The phase of the subject which has not been sufficiently emphasized is the value which these truncated acts, these beginnings of inhibited movements, these gestures, have as appropriate stimulations for the conduct of other individuals. Inevitably, forms that act and react to and upon each other come to prepare for each other's reaction by the early movements in the act. The preliminaries of a dog or cock fight amply illustrate the sensitiveness of such individuals to the earliest perceptible indications of coming acts. To a large degree forms, which live in groups or in the relation of the animals of prey and those they prey upon, act upon there first signs of oncoming acts. All gestures, to whatever class they belong, whether they are the beginnings of the outgoing act itself or are only indications of the attitude and nervous tension which these acts involve, have this value of stimulating forms, socially organized, to reactions appropriate to the attack, or flight, or wooing, or suckling, of another form. Illustrations are to be found in hu-


(178)-man conduct, in such situations as fencing, where one combatant without reflection makes his parry from the direction of the eye and the infinitesimal change of attitude which are the prelude to the thrust.

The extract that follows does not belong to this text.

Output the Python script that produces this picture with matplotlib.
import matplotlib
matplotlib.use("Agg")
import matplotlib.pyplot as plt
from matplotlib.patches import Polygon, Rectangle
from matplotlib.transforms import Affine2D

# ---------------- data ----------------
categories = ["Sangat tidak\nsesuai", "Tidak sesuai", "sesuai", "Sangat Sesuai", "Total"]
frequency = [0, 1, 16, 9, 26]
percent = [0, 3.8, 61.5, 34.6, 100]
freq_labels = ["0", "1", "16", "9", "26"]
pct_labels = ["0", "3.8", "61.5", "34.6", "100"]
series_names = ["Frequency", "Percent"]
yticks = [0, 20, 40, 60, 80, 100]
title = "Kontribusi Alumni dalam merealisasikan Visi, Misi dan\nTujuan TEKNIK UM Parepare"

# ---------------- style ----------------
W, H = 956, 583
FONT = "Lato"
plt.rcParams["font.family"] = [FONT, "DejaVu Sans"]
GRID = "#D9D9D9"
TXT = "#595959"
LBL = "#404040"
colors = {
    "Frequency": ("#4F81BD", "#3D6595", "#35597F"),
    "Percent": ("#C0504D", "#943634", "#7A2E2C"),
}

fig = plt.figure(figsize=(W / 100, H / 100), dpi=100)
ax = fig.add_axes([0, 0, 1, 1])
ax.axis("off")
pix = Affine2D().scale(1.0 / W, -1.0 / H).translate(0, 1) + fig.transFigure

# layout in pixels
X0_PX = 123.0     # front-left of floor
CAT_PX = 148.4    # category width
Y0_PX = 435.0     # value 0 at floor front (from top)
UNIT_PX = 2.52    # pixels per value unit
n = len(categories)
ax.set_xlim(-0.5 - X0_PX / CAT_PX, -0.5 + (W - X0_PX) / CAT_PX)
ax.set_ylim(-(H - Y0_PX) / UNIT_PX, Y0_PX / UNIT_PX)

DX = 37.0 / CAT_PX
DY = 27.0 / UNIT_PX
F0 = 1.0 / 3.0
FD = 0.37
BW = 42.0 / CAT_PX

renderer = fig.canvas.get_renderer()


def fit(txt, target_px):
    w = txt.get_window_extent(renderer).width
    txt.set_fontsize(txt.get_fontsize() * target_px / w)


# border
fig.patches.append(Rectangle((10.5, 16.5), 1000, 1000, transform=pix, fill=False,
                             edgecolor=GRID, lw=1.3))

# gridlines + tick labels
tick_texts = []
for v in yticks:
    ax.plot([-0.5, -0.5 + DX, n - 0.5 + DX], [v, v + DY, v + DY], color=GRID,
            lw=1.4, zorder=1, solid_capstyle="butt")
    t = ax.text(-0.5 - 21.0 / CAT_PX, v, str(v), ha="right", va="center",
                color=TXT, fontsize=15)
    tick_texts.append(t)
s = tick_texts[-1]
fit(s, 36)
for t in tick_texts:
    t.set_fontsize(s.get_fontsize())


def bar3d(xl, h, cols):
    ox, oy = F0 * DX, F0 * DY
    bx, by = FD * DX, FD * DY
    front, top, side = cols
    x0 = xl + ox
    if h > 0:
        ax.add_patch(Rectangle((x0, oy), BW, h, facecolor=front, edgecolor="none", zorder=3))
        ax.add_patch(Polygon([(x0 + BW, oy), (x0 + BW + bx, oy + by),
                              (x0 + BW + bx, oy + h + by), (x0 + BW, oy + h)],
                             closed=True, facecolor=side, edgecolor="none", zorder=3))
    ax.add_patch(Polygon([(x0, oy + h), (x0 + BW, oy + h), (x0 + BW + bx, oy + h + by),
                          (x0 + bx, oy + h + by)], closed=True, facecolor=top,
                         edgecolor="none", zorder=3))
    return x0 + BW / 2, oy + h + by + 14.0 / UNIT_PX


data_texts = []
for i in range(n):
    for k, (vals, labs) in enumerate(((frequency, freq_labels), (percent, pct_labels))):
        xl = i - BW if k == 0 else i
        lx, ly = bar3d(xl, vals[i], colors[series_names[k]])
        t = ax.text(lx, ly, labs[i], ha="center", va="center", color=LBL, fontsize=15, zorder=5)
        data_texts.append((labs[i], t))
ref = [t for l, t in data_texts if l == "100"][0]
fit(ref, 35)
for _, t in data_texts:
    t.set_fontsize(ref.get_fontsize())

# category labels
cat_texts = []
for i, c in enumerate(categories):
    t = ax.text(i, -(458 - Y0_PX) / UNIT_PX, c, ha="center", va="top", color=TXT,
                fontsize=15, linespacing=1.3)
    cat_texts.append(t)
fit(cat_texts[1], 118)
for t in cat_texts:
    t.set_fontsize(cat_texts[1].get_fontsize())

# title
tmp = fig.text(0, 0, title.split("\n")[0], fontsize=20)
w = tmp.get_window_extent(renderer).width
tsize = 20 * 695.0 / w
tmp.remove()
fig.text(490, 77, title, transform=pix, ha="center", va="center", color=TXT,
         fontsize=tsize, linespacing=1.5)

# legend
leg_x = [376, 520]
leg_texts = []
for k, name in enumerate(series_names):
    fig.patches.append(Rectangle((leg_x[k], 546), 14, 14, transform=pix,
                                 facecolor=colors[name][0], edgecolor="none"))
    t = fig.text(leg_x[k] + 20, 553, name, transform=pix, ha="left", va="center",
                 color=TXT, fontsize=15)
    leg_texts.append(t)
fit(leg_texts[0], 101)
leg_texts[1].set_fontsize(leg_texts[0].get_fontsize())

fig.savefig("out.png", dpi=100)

Gestures then are already significant in the sense that they are stimuli to performed reactions, before they come to have significance of conscious meaning. Allow me to emphasize further the value of attitudes and the indications of organized preparation for conduct, especially in the change of the muscles of the countenance, the altered breathing, the quivering of tense muscles, the evidence of circulatory changes, in such minutely adapted social groups, because among these socially significant innervations will be found all these queer organic sensations about which the consciousness of the self is supposed to gather as a core.

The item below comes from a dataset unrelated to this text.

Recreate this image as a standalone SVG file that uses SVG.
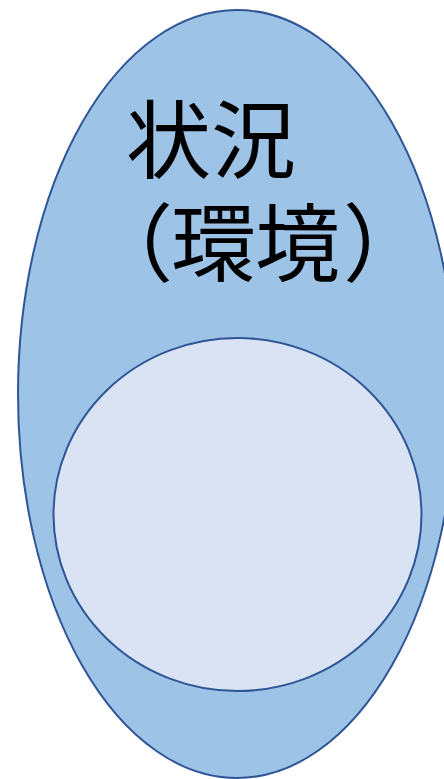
<svg xmlns="http://www.w3.org/2000/svg" width="444" height="779" viewBox="0 0 444 779">
<style>
.outer{fill:#9dc3e6;stroke:#2f5597;stroke-width:2}
.inner{fill:#dae3f3;stroke:#2f5597;stroke-width:2}
.lbl{font-family:"Noto Sans CJK JP","Noto Sans CJK SC",sans-serif;font-size:85px;fill:#000;text-spacing-trim:space-all}
</style>
<rect width="444" height="779" fill="#ffffff"/>
<g id="situation">
<ellipse class="outer" cx="237" cy="394" rx="219" ry="384"/>
<text class="lbl" x="126 211" y="172">状況</text>
<text class="lbl" x="88 171 255 343" y="275">（環境）</text>
</g>
<g id="inner">
<ellipse class="inner" cx="237.5" cy="514.5" rx="184" ry="176.5"/>
</g>
<g id="connectors"/>
</svg>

Human conduct is distinguished primarily from animal conduct by that increase in inhibition which is an essential phase of voluntary attention, and increased inhibition means an increase in gesture in the signs of activities which are not carried out; in tile assumptions of attitudes whose values in conduct fail to get complete expression. If we recognize language as a differentiation of gesture, the conduct of no other form can compare with that of man in the abundance of gesture.

The fundamental importance of gesture lies in the development of the consciousness of meaning-in reflective consciousness. As long as one individual responds simply to the gesture of another by the appropriate response, there is no necessary consciousness of meaning. The situation is still on a level of that of two growling dogs walking around each other, with tense limbs, bristly hair, and uncovered teeth. It is not until an image arises of the response, which the gesture of one form will bring out in another, that a consciousness of meaning can attach to his own gesture. The meaning can appear only in imaging the consequences of the gesture. To cry out in fear is an immediate instinctive act, but to scream with an image of another individual turning an attentive ear, taking on sympathetic expression and an attitude of coming to help, is at least a favorable condition for the development of a consciousness of meaning.

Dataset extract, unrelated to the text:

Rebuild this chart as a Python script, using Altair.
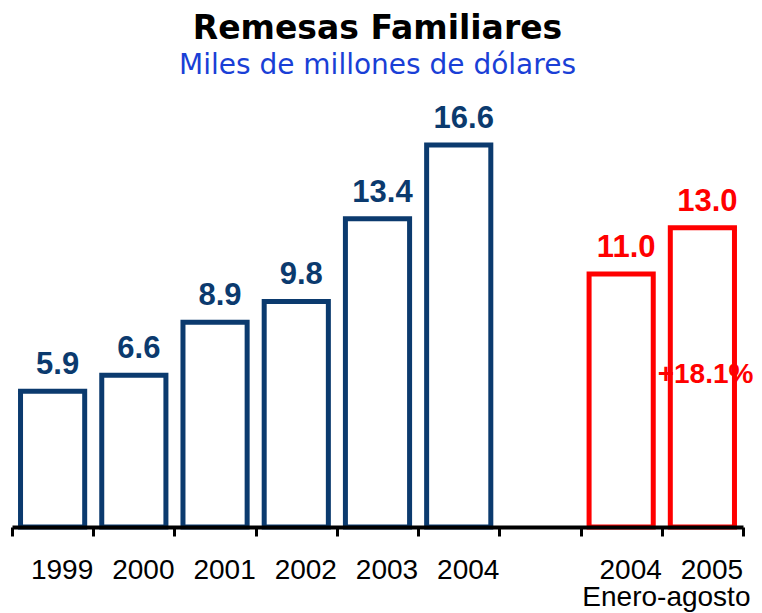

Of course the mere influence of the image, stimulating to reaction, has no more meaning value than the effect of an external stimulus, but in this converse of gestures there is also a consciousness of attitude, of readiness to act in the manner which the gesture implies. In the instance given the cry is part of the attitude of flight. The cry calls out the image of a friendly individual. This image is not merely a stimulus to run toward the friend, but is merged in the consciousness of inhibited flight. If meaning is consciousness of


(179) attitude, as Dewey, Royce, and Angell among others maintain, then consciousness of meaning arose only when some gesture that was part of an inhibited act itself called up the image of the gesture of another individual. Then the image of the gesture means the inhibited act to which the first gesture belonged. In a word, the response to the cry has the meaning of inhibited flight.

One's own gestures could not take on meaning directly. The gestures aroused by them in others would be that upon which attention is centered. And these gestures become identified with the content of one's own emotion and attitude. It is only through the response that consciousness of meaning appears, a response which involves the consciousness of another self as the presupposition of the meaning in one's own attitude. Other selves in a social environment logically antedate the consciousness of self which introspection analyzes. They must be admitted as there, as given, in the same sense in which psychology accepts the given reality of physical organisms as a condition of individual consciousness.

The importance for psychology of this recognition of others, if thus bound up with the psychology of meaning, may need another word of emphasis. Consciousness could no longer be regarded as an island to be studied through parallel relations with neuroses. It would be approached as experience which is socially as well as physically determined. Introspective self-consciousness would be recognized as a subjective phase, and this subjective phase could no longer be regarded as the source out of which the experience arose. Objective consciousness of selves must precede subjective consciousness, and must continually condition it, if consciousness of meaning itself presupposes the selves as there. Subjective self-consciousness must appear within experience, must have a function in the development of that experience, and must be studied from the point of view of that function, not as that in which self-consciousness arises and by which through analogical bridges and self-projections we slowly construct a hypothetically objective social world in which to live. Furthermore, meaning in the light of this recognition has its reference not to agglomerations of states of subjective consciousness, but to objects in a socially conditioned experience. When in the process revealed by introspection we reach the concept of self, we have attained an attitude which we assume not toward our inner feelings, but toward other individuals whose reality was implied even in the inhibitions and reorganizations which characterize this inner consciousness.

If we may assume, then, that meaning is consciousness of attitude, I would challenge any one to show an adequate motive for directing attention toward one's attitudes, in a consciousness of things that


(180) were merely physical; neither control over sense-perception nor over response would be directly forwarded by attention directed toward a consciousness of readiness to act in a given situation. It is only in the social situation of converse that these gestures, and the attitudes they express could become the object of attention and interest. Whatever our theory may be as to the history of things, social consciousness must antedate physical consciousness. A more correct statement would be that experience in its original form became reflective in the recognition of selves, and only gradually was there differentiated a reflective experience of things which were purely physical.

Notes

  1. Given at the meeting of the Psychological Association in Boston, December 31, 1909.
  2. "The Definition of the Psychical," University of Chicago Decennial Volumes.
  3. I have discussed the implications of this position from a somewhat different point of view in the Psychological Bulletin, Vol. VI., No. 12, December 15, 1909.